Harris v. State
466 S.W.2d 761 | Tex. Crim. App. | 1971
OPINION
We adopt as the opinion of the Court the brief of our able State’s Attorney. It is as follows:
“The appellant in this cause was convicted of assault with intent to murder, and his punishment was assessed by the court at confinement in the penitentiary for a term of six years.
“In grounds of error No. 1 and No. 2, the appellant complains that the trial court erred in allowing the district attorney, on cross-examination of the defendant, to inquire about a prior felony conviction by the defendant. On cross-examination of the appellant, the State established that the appellant had been convicted on March 29, 1961, in Williamson County of assault with intent to murder and received a three-year sentence. The appellant also admitted that he was released from prison on November 6, 1962. This was proper impeachment. ‘When defendant takes the stand as a witness he is subject to the same rules as any other witness.’ Vol. 1, Branch’s Annotated Penal Code, 2nd Ed., p. 170, Sec. 168; Texas Law of Evidence, McCormick & Ray, Sec. 658.
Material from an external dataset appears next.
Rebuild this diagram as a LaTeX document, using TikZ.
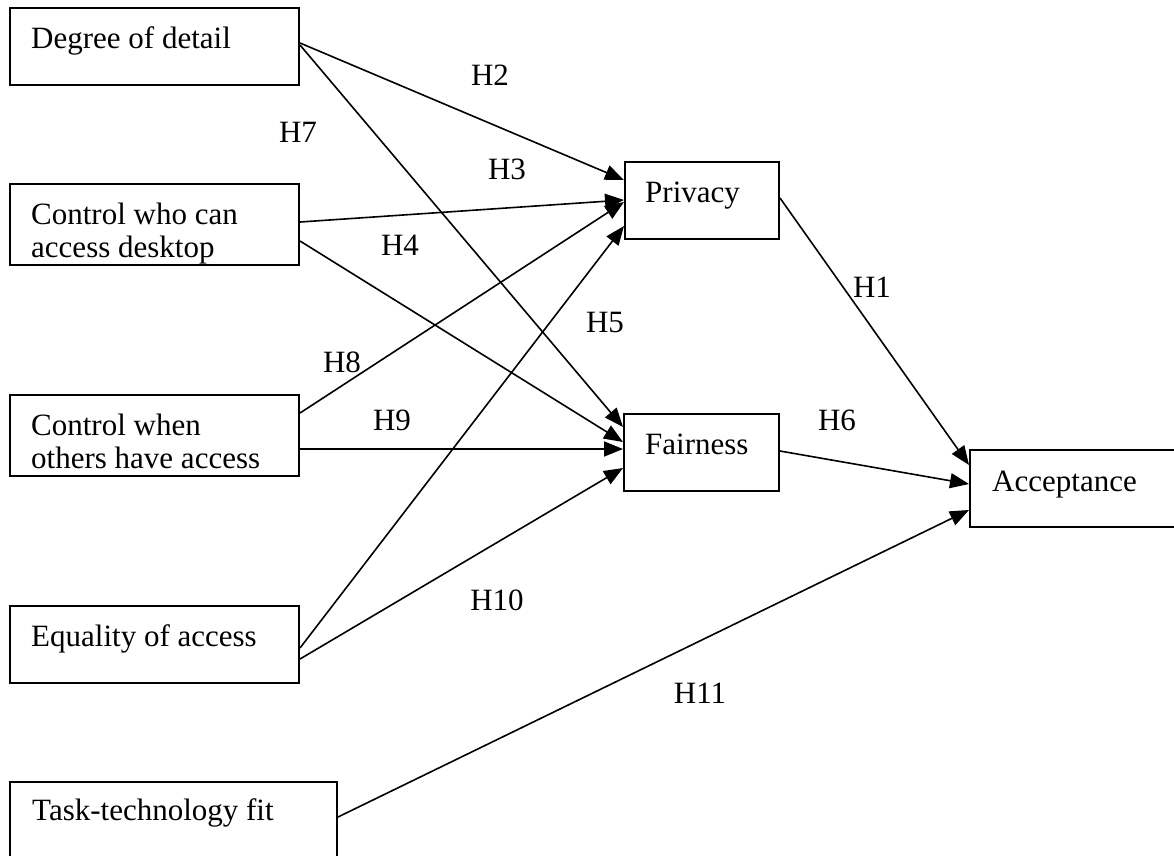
\documentclass[tikz,border=0pt]{standalone}
\usepackage{fontspec}
\setmainfont{Liberation Serif}
\usetikzlibrary{arrows.meta}
\begin{document}
\begin{tikzpicture}[x=1pt,y=-1pt,
  box/.style={draw, line width=2pt, anchor=north west, inner sep=0pt, minimum height=77pt},
  txt/.style={anchor=base west, inner sep=0pt, font=\fontsize{31}{33}\selectfont},
  hyp/.style={anchor=center, inner sep=0pt, font=\fontsize{31}{33}\selectfont},
  arr/.style={line width=1.6pt, -{Triangle[length=19pt,width=15pt]}}]
\clip (0,0) rectangle (1174,855);
% boxes
\node[box, minimum width=289pt] (deg) at (9,7) {};
\node[box, minimum width=289pt, minimum height=81pt] (cw) at (9,183) {};
\node[box, minimum width=289pt, minimum height=81pt] (cwh) at (9,394) {};
\node[box, minimum width=289pt] (eq) at (9,605) {};
\node[box, minimum width=327pt, minimum height=90pt] (task) at (9,781) {};
\node[box, minimum width=154pt] (priv) at (624,161) {};
\node[box, minimum width=155pt] (fair) at (623,413) {};
\node[box, minimum width=230pt] (acc) at (969,449) {};
% box texts
\node[txt] (tdeg) at ([shift={(22,41)}]deg.north west) {Degree of detail};
\node[txt] (tcw) at ([shift={(22,41)}]cw.north west) {\begin{tabular}[t]{@{}l@{}}Control who can\\access desktop\end{tabular}};
\node[txt] (tcwh) at ([shift={(22,41)}]cwh.north west) {\begin{tabular}[t]{@{}l@{}}Control when\\others have access\end{tabular}};
\node[txt] (teq) at ([shift={(22,41)}]eq.north west) {Equality of access};
\node[txt] (ttask) at ([shift={(23,39)}]task.north west) {Task-technology fit};
\node[txt] (tpriv) at ([shift={(21,41)}]priv.north west) {Privacy};
\node[txt] (tfair) at ([shift={(22,41)}]fair.north west) {Fairness};
\node[txt] (tacc) at ([shift={(23,42)}]acc.north west) {Acceptance};
% connectors
\draw[arr] ([shift={(0,36)}]deg.north east) -- ([shift={(0,19)}]priv.north west);
\draw[arr] ([shift={(0,38)}]deg.north east) -- ([shift={(0,14)}]fair.north west);
\draw[arr] ([shift={(0,39)}]cw.north east) -- ([shift={(0,39)}]priv.north west);
\draw[arr] ([shift={(0,58)}]cw.north east) -- ([shift={(0,29)}]fair.north west);
\draw[arr] ([shift={(0,19)}]cwh.north east) -- ([shift={(0,41)}]priv.north west);
\draw[arr] ([shift={(0,55)}]cwh.north east) -- ([shift={(0,36)}]fair.north west);
\draw[arr] ([shift={(0,43)}]eq.north east) -- ([shift={(0,65)}]priv.north west);
\draw[arr] ([shift={(0,54)}]eq.north east) -- ([shift={(0,55)}]fair.north west);
\draw[arr] ([shift={(0,37)}]priv.north east) -- ([shift={(0,16)}]acc.north west);
\draw[arr] ([shift={(0,38)}]fair.north east) -- ([shift={(0,35)}]acc.north west);
\draw[arr] ([shift={(0,36)}]task.north east) -- ([shift={(0,61)}]acc.north west);
% hypothesis labels
\node[hyp] (h2) at (490,75) {H2};
\node[hyp] (h7) at (298,132) {H7};
\node[hyp] (h3) at (507,169) {H3};
\node[hyp] (h4) at (400,245) {H4};
\node[hyp] (h1) at (872,287) {H1};
\node[hyp] (h5) at (605,322) {H5};
\node[hyp] (h8) at (342,362) {H8};
\node[hyp] (h9) at (392,420) {H9};
\node[hyp] (h6) at (837,420) {H6};
\node[hyp] (h10) at (497,600) {H10};
\node[hyp] (h11) at (700,693) {H11};
\end{tikzpicture}
\end{document}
“The conviction in question was not too remote. The time of release from confinement controls the determination of remoteness. Williams v. State [Tex.Cr.App.], 449 S.W.2d 264. The trial of this cause took place a little less than seven years from the date appellant was released from the penitentiary on the prior conviction. A felony conviction eight years prior to time of indictment has been held to be not too remote. Riley v. State [146 Tex.Cr.R. 374], 175 S.W.2d 81. It is respectfully submitted that no error is shown by these grounds of error.
“In support of grounds of error No. 1 and No. 2, the appellant relies upon Stephens v. State, 417 S.W.2d 286, and Sumner v. State [Tex.Cr.R. 501], 112 S.W.2d 453. Such reliance appears to be misplaced. In Stephens v. State, supra, the Court merely held that it was error to allow the use of a 15-year old misdemeanor conviction not involving moral turpitude to impeach at the guilt stage of the trial the appellant’s application for probation. This certainly has no application to the instant situation, nor is it an exception to the general rule that a prior*762 felony conviction that is not too remote can be used to impeach the defendant when he becomes a witness in the trial.
“Sumner v. State deals with the admissibility of extraneous offenses to prove intent, identity, to defeat defensive theory, and when they are a part of the res gestae. It deals in no manner whatsoever with the use of prior felony convictions for the purpose of impeachment.
“Appellant’s ground of error No. 3 complains that the evidence is insufficient as a matter of law to sustain the conviction in this cause. An examination of the testimony of the complaining witness shows that she identified the appellant as the man, who, on the occasion in question, entered the cafe where she was located, hit her with his hand, and then shot her six times with a .25 caliber pistol. She testified that five of the bullets remained in her body, where they were at the time of trial. This evidence, standing alone, is sufficient to sustain the jury verdict.”
The judgment is affirmed.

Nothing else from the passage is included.